El atemorizante limbo

Buenas, buenas.


Vaya momento este. Digamos que las primeras semanas se vive despreocupadamente con una sensación de ser un turista con el privilegio de pasar mucho tiempo en un lugar, sin la presión de conocer la mayor cantidad de sugerencias de los operadores turísticos en el menor tiempo posible, sin la tiranía de un guía. La posibilidad de perderse por ahí sin más responsabilidad que tener en cuenta los puntos de referencia para no perderse o tener en el bolsillo el dinero suficiente y la dirección anotada en idioma local en caso de emergencia. 
Pero lo de ahora es un punto de transición, dejar de ser turista y comenzar a ser residente; "...amargura sin nombre de dejar de ser niño y empezar a ser hombre" según palabras de Medardo Ángel Silva. ¿Es amargo? De alguna manera sí, la presencia temporal, la turística, es bien adolescente, libertina: todo está permitido, total en un rato más hay que salir de aquí.
Esa es la rutina del hombre perplejo, del alma asustadiza, de la pasión irrefrenable. Es la del hombre que hace concesiones nimias mientras está de vuelta a su metro cuadrado de seguridad y de confort donde no concesiona nada. El explorador audaz, el extranjero que salva sus nalgas de una cornada en Pamplona, una esponja que absorbe sin filtro las fachadas y las miradas condescendientes y remilgosas de los locales, la actitud de un mozalbete despreocupado, la reflexión epidérmica sobre la otredad de un ser humano que se deja seducir de baratijas. Con una facilidad pasmosa la mujer se enamora perdidamente por tres días del botones del hotel y el hombre desata fuegos pasionales por la mesera del restaurante.

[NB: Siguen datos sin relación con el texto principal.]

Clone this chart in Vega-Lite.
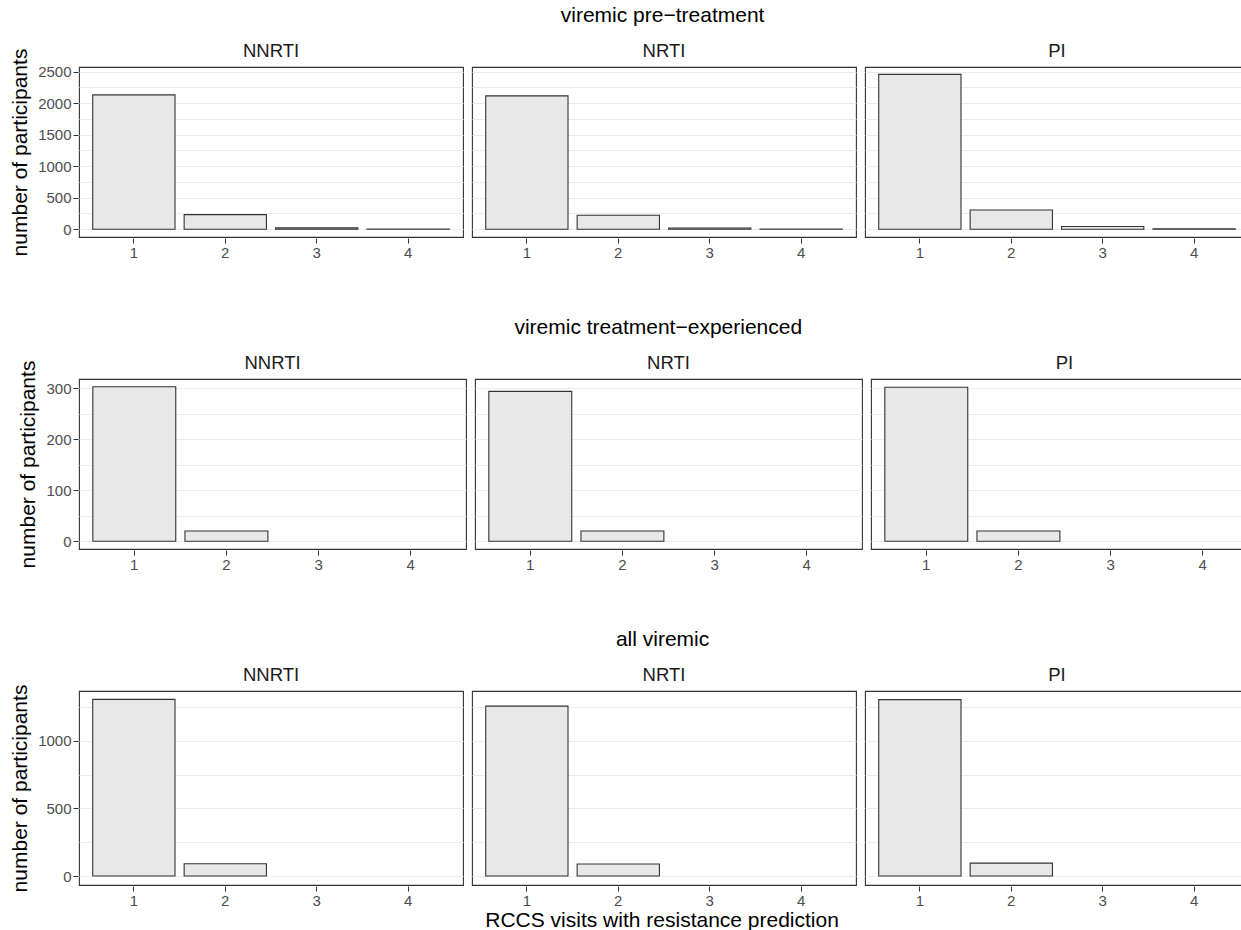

La actitud del turista siempre es la de un amateur que baila yaraví sobre una cuerda floja. ¿Hasta dónde transgredo para aprehenderlo todo en tiempo récord?
Se acabó ese tiempo. El nuevo es aprehender todo lo necesario para no transgredir. Ser acogido por una ciudad, entre otras cosas, significa, como canon mínimo, respetarla; la actitud debe ser permeable en un juego tramposo para volverse un ciudadano de aquí, sin perder la identidad de allá. Una tómbola de derechos y deberes que se construyeron en base a una cultura diferente.
Ese es el limbo. No tiene ninguna aplicación la imagen cristiana de una sala de espera difusa en la cual se aguarda el veredicto, es como un momento detenido en un lugar inexistente en el cual se fragua la nueva realidad. Provoca amargura y felicidad, complacencia y ansiedad, las expectativas son alentadoras y catastróficas, quizás sea la más macabra acción de alternar contrarios. ¡Maldita ley de los contrarios!
Yukio Mishima, uno de los más destacados escritores japoneses, en El Templo del Alba tiene unas referencias soberbias sobre el atardecer, el no momento, el instante donde se desatan las fuerzas que no se ven o no nos atrevemos a mirar, los minutos en los cuales la transición del día y a la noche, la escapada del sol y el arribo de la luna, el suspiro que media entre la vida y la muerte se vuelven tangibles.
Ese es el limbo en el que estoy, pero no pienso sentarme a esperar el veredicto, voy a intentar aprender a nadar mientras me ahogo.